* [WHAT IS ASKED] Drop every picture, then transcribe the remaining data exactly.

— Begin COLLECTED MATERIAL —

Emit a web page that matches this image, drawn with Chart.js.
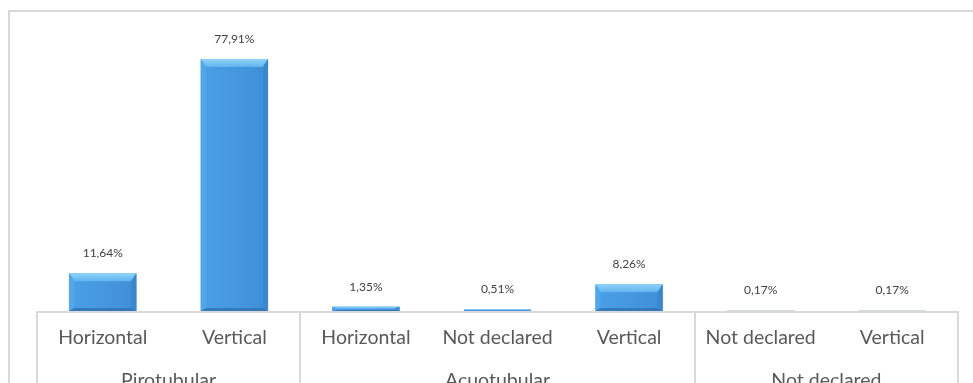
<!DOCTYPE html>
<html>
<head>
<meta charset="utf-8">
<script src="https://cdn.jsdelivr.net/npm/chart.js@4/dist/chart.umd.min.js"></script>
<style>
  html, body { margin: 0; padding: 0; background: #ffffff; }
  #wrap { width: 973px; height: 383px; }
</style>
</head>
<body>
<div id="wrap"><canvas id="c" width="973" height="383"></canvas></div>
<script>
// ---- data ----
const groups = ['Pirotubular', 'Acuotubular', 'Not declared'];
const groupSizes = [2, 3, 2];
const categories = ['Horizontal', 'Vertical', 'Horizontal', 'Not declared', 'Vertical', 'Not declared', 'Vertical'];
const values = [11.64, 77.91, 1.35, 0.51, 8.26, 0.17, 0.17];
const yMin = 0;
const yMax = 90;

const FONT = 'Lato, "Open Sans", sans-serif';
const GRID = '#d9d9d9';

function fmt(v) { return v.toFixed(2).replace('.', ',') + '%'; }

const frame = {
  id: 'frame',
  beforeDraw(chart) {
    const ctx = chart.ctx;
    ctx.save();
    ctx.fillStyle = '#ffffff';
    ctx.fillRect(0, 0, chart.width, chart.height);
    ctx.strokeStyle = GRID;
    ctx.lineWidth = 2;
    ctx.strokeRect(9, 11, chart.width + 20, chart.height + 20);
    ctx.restore();
  }
};

function poly(ctx, pts, fill) {
  ctx.fillStyle = fill;
  ctx.beginPath();
  ctx.moveTo(pts[0][0], pts[0][1]);
  for (let i = 1; i < pts.length; i++) ctx.lineTo(pts[i][0], pts[i][1]);
  ctx.closePath();
  ctx.fill();
}

const bevelBars = {
  id: 'bevelBars',
  afterDatasetsDraw(chart) {
    const ctx = chart.ctx;
    const meta = chart.getDatasetMeta(0);
    ctx.save();
    meta.data.forEach((bar) => {
      const p = bar.getProps(['x', 'y', 'base', 'width'], true);
      const l = p.x - p.width / 2, r = p.x + p.width / 2;
      const t = Math.min(p.y, p.base), b = Math.max(p.y, p.base);
      const h = b - t;
      if (h < 0.3) return;
      if (h >= 4) {
        ctx.fillStyle = 'rgba(0,0,0,0.08)';
        ctx.fillRect(l - 1, t + 1, r - l + 2, h);
        const g = ctx.createLinearGradient(l, 0, r, 0);
        g.addColorStop(0, '#4a9fe5');
        g.addColorStop(0.5, '#4598df');
        g.addColorStop(1, '#3d8ed6');
        ctx.fillStyle = g;
        ctx.fillRect(l, t, r - l, h);
        const bt = Math.min(8, h / 2);
        const bs = Math.min(5, (r - l) / 4);
        const bb = Math.min(3, h / 4);
        const gt = ctx.createLinearGradient(0, t, 0, t + bt);
        gt.addColorStop(0, '#8fd3fb');
        gt.addColorStop(1, '#5fb3ef');
        poly(ctx, [[l, t], [r, t], [r - bs, t + bt], [l + bs, t + bt]], gt);
        poly(ctx, [[l, t], [l + bs, t + bt], [l + bs, b - bb], [l, b]], '#52a7e8');
        poly(ctx, [[r, t], [r - bs, t + bt], [r - bs, b - bb], [r, b]], '#3a87cd');
        poly(ctx, [[l, b], [l + bs, b - bb], [r - bs, b - bb], [r, b]], '#3479bb');
      } else {
        ctx.fillStyle = h > 1 ? '#4a9de2' : '#a9bccd';
        ctx.fillRect(l, t, r - l, Math.max(h, 1));
      }
    });
    ctx.fillStyle = '#404040';
    ctx.font = '12px ' + FONT;
    ctx.textAlign = 'center';
    ctx.textBaseline = 'middle';
    meta.data.forEach((bar, i) => {
      const p = bar.getProps(['x', 'y'], true);
      ctx.fillText(fmt(values[i]), p.x, p.y - 20);
    });
    ctx.restore();
  }
};

const multiAxis = {
  id: 'multiAxis',
  afterDraw(chart) {
    const ctx = chart.ctx;
    const xs = chart.scales.x;
    const area = chart.chartArea;
    const half = (xs.getPixelForValue(1) - xs.getPixelForValue(0)) / 2;
    const y0 = area.bottom;
    ctx.save();
    ctx.strokeStyle = GRID;
    ctx.lineWidth = 2;
    ctx.beginPath();
    ctx.moveTo(area.left, y0 + 1);
    ctx.lineTo(area.right, y0 + 1);
    ctx.stroke();
    let idx = 0;
    const bounds = [idx];
    groupSizes.forEach((n) => { idx += n; bounds.push(idx); });
    bounds.forEach((bi) => {
      const x = Math.round(xs.getPixelForValue(bi) - half);
      ctx.beginPath();
      ctx.moveTo(x, y0);
      ctx.lineTo(x, chart.height + 5);
      ctx.stroke();
    });
    ctx.fillStyle = '#595959';
    ctx.font = '19.5px ' + FONT;
    ctx.textAlign = 'center';
    ctx.textBaseline = 'middle';
    categories.forEach((c, i) => {
      ctx.fillText(c, xs.getPixelForValue(i), y0 + 27);
    });
    groups.forEach((gname, gi) => {
      const a = xs.getPixelForValue(bounds[gi]) - half;
      const b2 = xs.getPixelForValue(bounds[gi + 1]) - half;
      ctx.fillText(gname, (a + b2) / 2, y0 + 70);
    });
    ctx.restore();
  }
};

new Chart(document.getElementById('c'), {
  type: 'bar',
  data: {
    labels: categories,
    datasets: [{
      data: values,
      backgroundColor: 'rgba(0,0,0,0)',
      borderWidth: 0,
      categoryPercentage: 0.51,
      barPercentage: 1.0
    }]
  },
  options: {
    responsive: false,
    animation: false,
    devicePixelRatio: 1,
    layout: { padding: { left: 37, right: 15, top: 20, bottom: 72 } },
    plugins: { legend: { display: false }, tooltip: { enabled: false } },
    scales: {
      x: { display: false, offset: true },
      y: { display: false, min: yMin, max: yMax }
    }
  },
  plugins: [frame, bevelBars, multiAxis]
});
</script>
</body>
</html>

— End COLLECTED MATERIAL —

* [WRITTEN ANSWER]
Emit a web page that matches this image, drawn with Chart.js.
<!DOCTYPE html>
<html>
<head>
<meta charset="utf-8">
<script src="https://cdn.jsdelivr.net/npm/chart.js@4/dist/chart.umd.min.js"></script>
<style>
  html, body { margin: 0; padding: 0; background: #ffffff; }
  #wrap { width: 973px; height: 383px; }
</style>
</head>
<body>
<div id="wrap"><canvas id="c" width="973" height="383"></canvas></div>
<script>
// ---- data ----
const groups = ['Pirotubular', 'Acuotubular', 'Not declared'];
const groupSizes = [2, 3, 2];
const categories = ['Horizontal', 'Vertical', 'Horizontal', 'Not declared', 'Vertical', 'Not declared', 'Vertical'];
const values = [11.64, 77.91, 1.35, 0.51, 8.26, 0.17, 0.17];
const yMin = 0;
const yMax = 90;

const FONT = 'Lato, "Open Sans", sans-serif';
const GRID = '#d9d9d9';

function fmt(v) { return v.toFixed(2).replace('.', ',') + '%'; }

const frame = {
  id: 'frame',
  beforeDraw(chart) {
    const ctx = chart.ctx;
    ctx.save();
    ctx.fillStyle = '#ffffff';
    ctx.fillRect(0, 0, chart.width, chart.height);
    ctx.strokeStyle = GRID;
    ctx.lineWidth = 2;
    ctx.strokeRect(9, 11, chart.width + 20, chart.height + 20);
    ctx.restore();
  }
};

function poly(ctx, pts, fill) {
  ctx.fillStyle = fill;
  ctx.beginPath();
  ctx.moveTo(pts[0][0], pts[0][1]);
  for (let i = 1; i < pts.length; i++) ctx.lineTo(pts[i][0], pts[i][1]);
  ctx.closePath();
  ctx.fill();
}

const bevelBars = {
  id: 'bevelBars',
  afterDatasetsDraw(chart) {
    const ctx = chart.ctx;
    const meta = chart.getDatasetMeta(0);
    ctx.save();
    meta.data.forEach((bar) => {
      const p = bar.getProps(['x', 'y', 'base', 'width'], true);
      const l = p.x - p.width / 2, r = p.x + p.width / 2;
      const t = Math.min(p.y, p.base), b = Math.max(p.y, p.base);
      const h = b - t;
      if (h < 0.3) return;
      if (h >= 4) {
        ctx.fillStyle = 'rgba(0,0,0,0.08)';
        ctx.fillRect(l - 1, t + 1, r - l + 2, h);
        const g = ctx.createLinearGradient(l, 0, r, 0);
        g.addColorStop(0, '#4a9fe5');
        g.addColorStop(0.5, '#4598df');
        g.addColorStop(1, '#3d8ed6');
        ctx.fillStyle = g;
        ctx.fillRect(l, t, r - l, h);
        const bt = Math.min(8, h / 2);
        const bs = Math.min(5, (r - l) / 4);
        const bb = Math.min(3, h / 4);
        const gt = ctx.createLinearGradient(0, t, 0, t + bt);
        gt.addColorStop(0, '#8fd3fb');
        gt.addColorStop(1, '#5fb3ef');
        poly(ctx, [[l, t], [r, t], [r - bs, t + bt], [l + bs, t + bt]], gt);
        poly(ctx, [[l, t], [l + bs, t + bt], [l + bs, b - bb], [l, b]], '#52a7e8');
        poly(ctx, [[r, t], [r - bs, t + bt], [r - bs, b - bb], [r, b]], '#3a87cd');
        poly(ctx, [[l, b], [l + bs, b - bb], [r - bs, b - bb], [r, b]], '#3479bb');
      } else {
        ctx.fillStyle = h > 1 ? '#4a9de2' : '#a9bccd';
        ctx.fillRect(l, t, r - l, Math.max(h, 1));
      }
    });
    ctx.fillStyle = '#404040';
    ctx.font = '12px ' + FONT;
    ctx.textAlign = 'center';
    ctx.textBaseline = 'middle';
    meta.data.forEach((bar, i) => {
      const p = bar.getProps(['x', 'y'], true);
      ctx.fillText(fmt(values[i]), p.x, p.y - 20);
    });
    ctx.restore();
  }
};

const multiAxis = {
  id: 'multiAxis',
  afterDraw(chart) {
    const ctx = chart.ctx;
    const xs = chart.scales.x;
    const area = chart.chartArea;
    const half = (xs.getPixelForValue(1) - xs.getPixelForValue(0)) / 2;
    const y0 = area.bottom;
    ctx.save();
    ctx.strokeStyle = GRID;
    ctx.lineWidth = 2;
    ctx.beginPath();
    ctx.moveTo(area.left, y0 + 1);
    ctx.lineTo(area.right, y0 + 1);
    ctx.stroke();
    let idx = 0;
    const bounds = [idx];
    groupSizes.forEach((n) => { idx += n; bounds.push(idx); });
    bounds.forEach((bi) => {
      const x = Math.round(xs.getPixelForValue(bi) - half);
      ctx.beginPath();
      ctx.moveTo(x, y0);
      ctx.lineTo(x, chart.height + 5);
      ctx.stroke();
    });
    ctx.fillStyle = '#595959';
    ctx.font = '19.5px ' + FONT;
    ctx.textAlign = 'center';
    ctx.textBaseline = 'middle';
    categories.forEach((c, i) => {
      ctx.fillText(c, xs.getPixelForValue(i), y0 + 27);
    });
    groups.forEach((gname, gi) => {
      const a = xs.getPixelForValue(bounds[gi]) - half;
      const b2 = xs.getPixelForValue(bounds[gi + 1]) - half;
      ctx.fillText(gname, (a + b2) / 2, y0 + 70);
    });
    ctx.restore();
  }
};

new Chart(document.getElementById('c'), {
  type: 'bar',
  data: {
    labels: categories,
    datasets: [{
      data: values,
      backgroundColor: 'rgba(0,0,0,0)',
      borderWidth: 0,
      categoryPercentage: 0.51,
      barPercentage: 1.0
    }]
  },
  options: {
    responsive: false,
    animation: false,
    devicePixelRatio: 1,
    layout: { padding: { left: 37, right: 15, top: 20, bottom: 72 } },
    plugins: { legend: { display: false }, tooltip: { enabled: false } },
    scales: {
      x: { display: false, offset: true },
      y: { display: false, min: yMin, max: yMax }
    }
  },
  plugins: [frame, bevelBars, multiAxis]
});
</script>
</body>
</html>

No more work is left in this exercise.